When she got her phone, ground rules were set up. Phone curfew was at 9 pm sharp. (Side note here. This was a rule my parents set up for my sisters and me when we were kids regarding the old-fashioned rotary telephone. Of course, it was lame. I mean, who goes to bed at 9 pm? Now I know. What parent wants their phone ringing at all hours of the night? 9 pm is a PERFECT cut off point.) At 9 pm, the phone is to be turned off and plugged in to charge. During school hours, the phone stays off. Talking time on the phone was ordered to be kept to a minimum, since I was not about to raise my minutes on our shared plan. And there was not to be any internet access at all on the phone (something I made sure of with my nerdish technical capabilities of disarming them). If she broke any of these rules, the phone would be confiscated – no questions asked. But to be realistic, I was allowing her unlimited texting (before 9 pm, of course). After all, she was a tween.

DQ has been really good about following these rules. Every night she plugs in the phone, and every morning she goes through it to see what she’s missed. The phone has basically become an extension of herself, and the best way for her to keep in touch with her friends outside of school. But best of all, it has made it incredibly convenient for me to be able to locate her when she texts me from a friend’s house, or when I’m searching through a crowd of students when picking her up at school.

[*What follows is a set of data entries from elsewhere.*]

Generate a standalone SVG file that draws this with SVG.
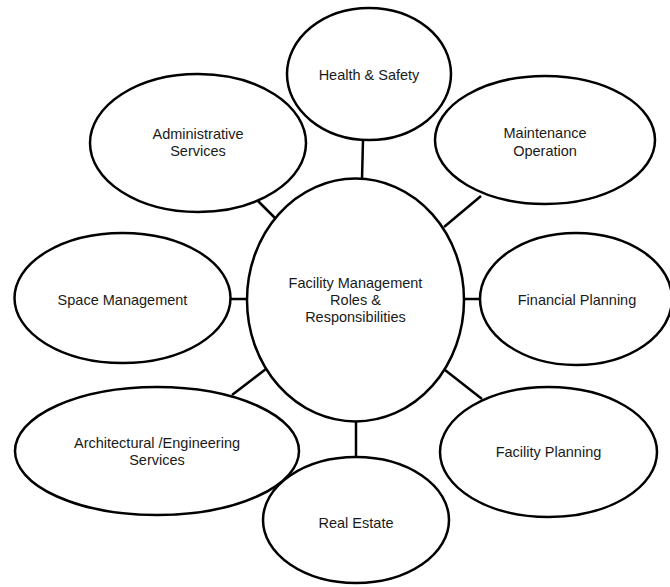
<svg xmlns="http://www.w3.org/2000/svg" width="670" height="587" viewBox="0 0 670 587">
  <style>
    .node ellipse { fill: #ffffff; stroke: #000000; stroke-width: 2.5; }
    .node text { font-family: "Liberation Sans", Arial, sans-serif; font-size: 14.5px; fill: #1a1a1a; text-anchor: middle; dominant-baseline: central; }
    .links line { stroke: #000000; stroke-width: 2.5; }
  </style>
  <rect width="670" height="587" fill="#ffffff"/>

  <!-- spokes from the hub to each role -->
  <g id="connectors" class="links">
    <line x1="363" y1="140" x2="362" y2="179"/>
    <line x1="481" y1="196" x2="444" y2="227"/>
    <line x1="257" y1="200" x2="275" y2="218"/>
    <line x1="230" y1="299" x2="248" y2="299"/>
    <line x1="463" y1="299" x2="481" y2="299"/>
    <line x1="232" y1="395" x2="266" y2="369"/>
    <line x1="445" y1="370" x2="482" y2="399"/>
    <line x1="356" y1="420" x2="356" y2="458"/>
  </g>

  <g id="health-safety" class="node">
    <ellipse cx="369" cy="74" rx="82" ry="66"/>
    <text x="369" y="75">Health &amp; Safety</text>
  </g>

  <g id="administrative-services" class="node">
    <ellipse cx="198" cy="143" rx="108" ry="69"/>
    <text x="198" y="134">Administrative</text>
    <text x="198" y="151">Services</text>
  </g>

  <g id="maintenance-operation" class="node">
    <ellipse cx="545" cy="140" rx="110" ry="64"/>
    <text x="545" y="133">Maintenance</text>
    <text x="545" y="151">Operation</text>
  </g>

  <g id="space-management" class="node">
    <ellipse cx="122.5" cy="298" rx="108" ry="65"/>
    <text x="122.5" y="300">Space Management</text>
  </g>

  <g id="financial-planning" class="node">
    <ellipse cx="576" cy="299" rx="96" ry="66"/>
    <text x="577" y="300">Financial Planning</text>
  </g>

  <g id="architectural-engineering" class="node">
    <ellipse cx="157" cy="451" rx="142" ry="64"/>
    <text x="157" y="443">Architectural /Engineering</text>
    <text x="157" y="460">Services</text>
  </g>

  <g id="facility-planning" class="node">
    <ellipse cx="548.5" cy="452" rx="108.5" ry="65"/>
    <text x="548.5" y="452">Facility Planning</text>
  </g>

  <g id="real-estate" class="node">
    <ellipse cx="356" cy="520" rx="93" ry="63"/>
    <text x="356" y="523">Real Estate</text>
  </g>

  <g id="facility-management" class="node">
    <ellipse cx="355.5" cy="300" rx="108.5" ry="121.5"/>
    <text x="355.5" y="283">Facility Management</text>
    <text x="355.5" y="300">Roles &amp;</text>
    <text x="355.5" y="317">Responsibilities</text>
  </g>
</svg>
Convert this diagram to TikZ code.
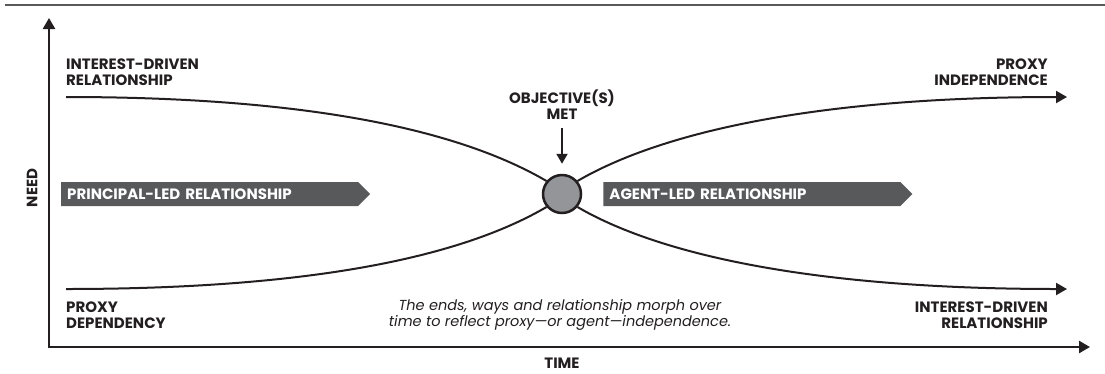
\documentclass[tikz,border=0pt]{standalone}
\usepackage{fontspec}
\setmainfont{Poppins}
\usetikzlibrary{shapes.symbols, arrows.meta, positioning}
\definecolor{ink}{HTML}{231F20}
\definecolor{slate}{HTML}{58595B}
\definecolor{disc}{HTML}{939598}

\begin{document}
\begin{tikzpicture}[x=1pt, y=-1pt,
    lbl/.style={font=\fontsize{15}{16}\selectfont\bfseries, text=ink, inner sep=0pt},
    band/.style={signal, signal to=east, signal pointer angle=90, fill=slate, text=white, font=\fontsize{15}{16}\selectfont\bfseries, minimum height=24pt, inner xsep=6pt, inner ysep=0pt, text width=285pt, align=left},
    curve/.style={ink, line width=2pt},
    tip/.style={-{Triangle[length=11pt, width=12pt]}}
  ]
  \useasboundingbox (0,0) rectangle (1105,373);

  % Top rule
  \draw[slate, line width=1.5pt] (5,5) -- (1105,5);

  % Axes
  \coordinate (ytop) at (49,18);
  \coordinate (origin) at (49,347);
  \coordinate (xend) at (1090,347);
  \draw[ink, line width=2.5pt, {Triangle[length=11pt, width=12pt]}-{Triangle[length=11pt, width=12pt]}] (ytop) -- (origin) -- (xend);
  \node[lbl, rotate=90] (need) at (32,188) {NEED};
  \node[lbl] (time) at (562,363.5) {TIME};

  % Objective reached
  \node[circle, draw=ink, line width=2.5pt, fill=disc, minimum size=38pt, inner sep=0pt] (goal) at (562,194) {};
  \node[lbl, align=center] (met) at (562,105) {OBJECTIVE(S)\\MET};
  \draw[ink, line width=2pt, -{Triangle[length=10pt, width=11pt]}, shorten <=8pt, shorten >=10pt] (met.south) -- (goal.north);

  % Curve ends
  \coordinate (tl) at (66,97);
  \coordinate (bl) at (66,289);
  \coordinate (tr) at (1067,97);
  \coordinate (br) at (1067,289);

  % Curves through the circle
  \draw[curve] (tl) .. controls +(264,0) and +(-77,-45) .. (goal.140);
  \draw[curve] (bl) .. controls +(264,0) and +(-77,45) .. (goal.220);
  \draw[curve, tip] (goal.40) .. controls +(77,-45) and +(-264,0) .. (tr);
  \draw[curve, tip] (goal.320) .. controls +(77,45) and +(-264,0) .. (br);

  % End labels
  \node[lbl, align=left, above right=11pt and 0pt of tl] (tllbl) {INTEREST-DRIVEN\\RELATIONSHIP};
  \node[lbl, align=left, below right=13pt and 0pt of bl] (bllbl) {PROXY\\DEPENDENCY};
  \node[lbl, align=right, above left=11pt and 19pt of tr] (trlbl) {PROXY\\INDEPENDENCE};
  \node[lbl, align=right, below left=13pt and 19pt of br] (brlbl) {INTEREST-DRIVEN\\RELATIONSHIP};

  % Phase banners
  \node[band, anchor=west] (principal) at (61,194) {PRINCIPAL-LED RELATIONSHIP};
  \node[band, right=21pt of goal] (agent) {AGENT-LED RELATIONSHIP};

  % Note
  \node[font=\fontsize{14.5}{16}\selectfont\itshape, text=ink, align=center] (note) at (560,315) {The ends, ways and relationship morph over\\time to reflect proxy—or agent—independence.};

\end{tikzpicture}
\end{document}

On the day in question, the phone never left her lap. We watched some Survivor, and she glanced at the TV in between a fast typing conversation. The show ended and I instructed her to plug it in before bed. I went to kiss her goodnight, and she was being a little jumpy.

“Where’s your phone?” I asked her.

“It’s downstairs, plugged in, just like you asked me to do,” she answered matter-of-factly.

I wasn’t buying it.

“Alright, where? I’m going to go check,” I said, looking her straight in the eye.

“Go ahead,” she countered, challenging my threat, her gaze never leaving mine.  (Seriously, cue some Good, Bad, and the Ugly music here)

“Alright,” I said, and started to leave the room.

“Wait Mom!” she called. I turned and smiled, holding out my hand. She sheepishly went into her backpack and pulled out the lime green instrument.

“Good thing you caught me,” I told her. “You almost lost your phone.”

The next day I wouldn’t let her have her phone back until after church. I admit it, it was to torture her. I knew that she was waiting to get that phone back with baited breath to find out if her “just a friend” had texted her back. She finally did get it back, and away she went to leave the real world and enter the land of “LOLs” and “BRBs”. We were leaving the grocery store and on our way home when I drilled her again.

“I don’t know why you don’t just admit it,” I said. “Obviously he’s your boyfriend. I wasn’t just born yesterday.”

“Mom, he’s not my boyfriend. He’s just a friend.” And she hunched back over her keypad. We were just entering our complex when my phone dinged. I checked to see who had sent me a text. It was from DQ.

“I’m pretty sure my mom figured it out.”

With the advances of technology, you can send a friend a note in seconds flat. You can tell them you’ll be late meeting them. You can let them know you are thinking of them. You can find out what they are wearing to the latest party, or if that person you were avoiding happens to be there. Or you can hit the wrong button and send a text that was meant for your BOYFRIEND accidentally to your own mother.

Yes folks, the jig is up. And the only thing I can do with this little snafu is place it in the giant book of AWESOME.